++++ Supplied data
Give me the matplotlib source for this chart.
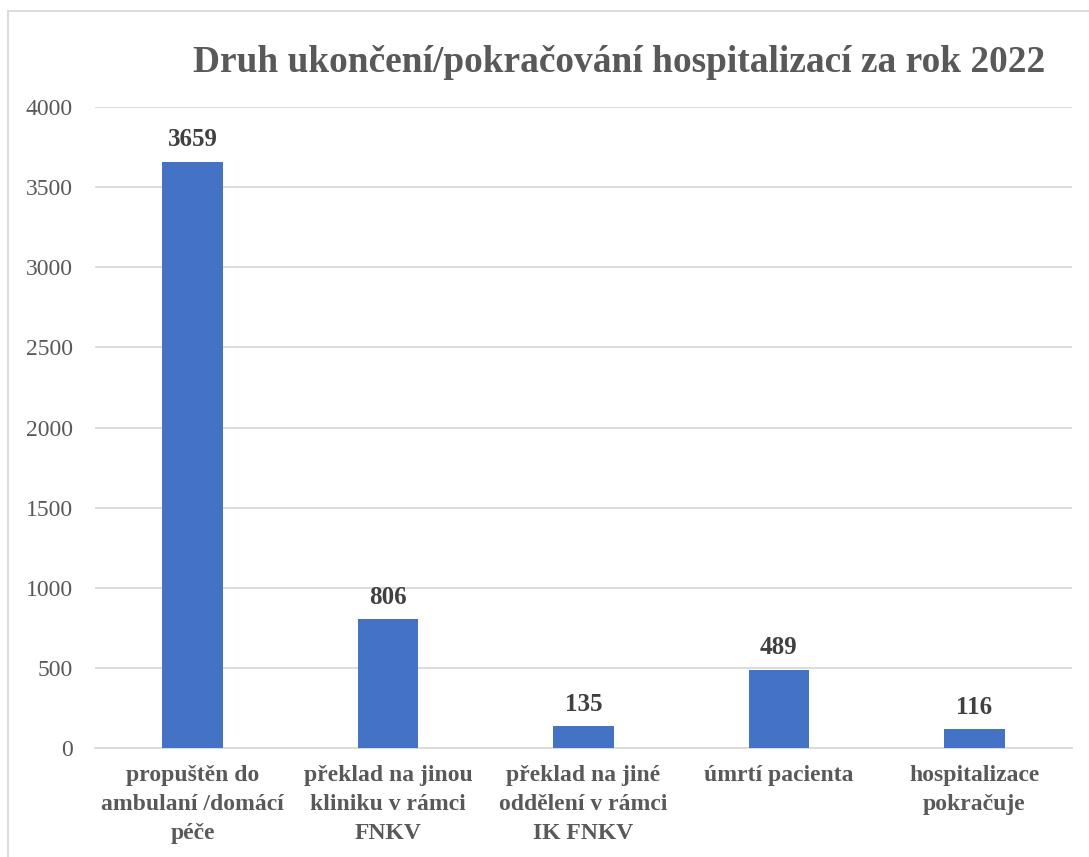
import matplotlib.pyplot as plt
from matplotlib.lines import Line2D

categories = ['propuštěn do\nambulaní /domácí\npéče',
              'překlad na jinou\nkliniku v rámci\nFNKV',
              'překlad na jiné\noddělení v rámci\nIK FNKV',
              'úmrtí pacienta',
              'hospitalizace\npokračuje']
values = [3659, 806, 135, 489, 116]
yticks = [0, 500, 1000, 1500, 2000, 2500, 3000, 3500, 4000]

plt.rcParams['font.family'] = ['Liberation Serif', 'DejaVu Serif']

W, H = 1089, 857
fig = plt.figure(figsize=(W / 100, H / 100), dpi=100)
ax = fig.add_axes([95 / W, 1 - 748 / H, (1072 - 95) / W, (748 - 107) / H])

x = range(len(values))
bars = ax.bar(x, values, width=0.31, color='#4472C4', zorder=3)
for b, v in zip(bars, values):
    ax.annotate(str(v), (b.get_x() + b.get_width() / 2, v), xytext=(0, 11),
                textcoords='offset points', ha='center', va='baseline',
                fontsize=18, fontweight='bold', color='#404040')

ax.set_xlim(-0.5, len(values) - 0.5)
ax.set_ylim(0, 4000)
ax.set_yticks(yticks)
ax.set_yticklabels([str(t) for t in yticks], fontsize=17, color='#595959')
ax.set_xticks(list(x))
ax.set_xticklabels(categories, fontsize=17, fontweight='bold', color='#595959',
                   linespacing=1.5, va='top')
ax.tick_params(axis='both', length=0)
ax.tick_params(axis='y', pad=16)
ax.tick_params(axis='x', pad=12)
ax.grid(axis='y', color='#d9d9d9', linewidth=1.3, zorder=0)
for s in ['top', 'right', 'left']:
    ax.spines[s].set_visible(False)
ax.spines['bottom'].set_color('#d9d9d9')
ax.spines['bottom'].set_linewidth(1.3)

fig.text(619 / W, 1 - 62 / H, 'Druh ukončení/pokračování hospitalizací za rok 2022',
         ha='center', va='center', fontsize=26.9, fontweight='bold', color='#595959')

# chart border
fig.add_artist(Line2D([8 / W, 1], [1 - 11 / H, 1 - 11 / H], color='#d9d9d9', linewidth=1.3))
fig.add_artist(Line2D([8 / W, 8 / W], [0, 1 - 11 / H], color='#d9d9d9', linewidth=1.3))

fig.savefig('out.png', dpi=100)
++++++++
▸ Exercise goal: Please write out all of the material above without changing a word, and omit any pictures.

▸ Final answer:
Give me the matplotlib source for this chart.
import matplotlib.pyplot as plt
from matplotlib.lines import Line2D

categories = ['propuštěn do\nambulaní /domácí\npéče',
              'překlad na jinou\nkliniku v rámci\nFNKV',
              'překlad na jiné\noddělení v rámci\nIK FNKV',
              'úmrtí pacienta',
              'hospitalizace\npokračuje']
values = [3659, 806, 135, 489, 116]
yticks = [0, 500, 1000, 1500, 2000, 2500, 3000, 3500, 4000]

plt.rcParams['font.family'] = ['Liberation Serif', 'DejaVu Serif']

W, H = 1089, 857
fig = plt.figure(figsize=(W / 100, H / 100), dpi=100)
ax = fig.add_axes([95 / W, 1 - 748 / H, (1072 - 95) / W, (748 - 107) / H])

x = range(len(values))
bars = ax.bar(x, values, width=0.31, color='#4472C4', zorder=3)
for b, v in zip(bars, values):
    ax.annotate(str(v), (b.get_x() + b.get_width() / 2, v), xytext=(0, 11),
                textcoords='offset points', ha='center', va='baseline',
                fontsize=18, fontweight='bold', color='#404040')

ax.set_xlim(-0.5, len(values) - 0.5)
ax.set_ylim(0, 4000)
ax.set_yticks(yticks)
ax.set_yticklabels([str(t) for t in yticks], fontsize=17, color='#595959')
ax.set_xticks(list(x))
ax.set_xticklabels(categories, fontsize=17, fontweight='bold', color='#595959',
                   linespacing=1.5, va='top')
ax.tick_params(axis='both', length=0)
ax.tick_params(axis='y', pad=16)
ax.tick_params(axis='x', pad=12)
ax.grid(axis='y', color='#d9d9d9', linewidth=1.3, zorder=0)
for s in ['top', 'right', 'left']:
    ax.spines[s].set_visible(False)
ax.spines['bottom'].set_color('#d9d9d9')
ax.spines['bottom'].set_linewidth(1.3)

fig.text(619 / W, 1 - 62 / H, 'Druh ukončení/pokračování hospitalizací za rok 2022',
         ha='center', va='center', fontsize=26.9, fontweight='bold', color='#595959')

# chart border
fig.add_artist(Line2D([8 / W, 1], [1 - 11 / H, 1 - 11 / H], color='#d9d9d9', linewidth=1.3))
fig.add_artist(Line2D([8 / W, 8 / W], [0, 1 - 11 / H], color='#d9d9d9', linewidth=1.3))

fig.savefig('out.png', dpi=100)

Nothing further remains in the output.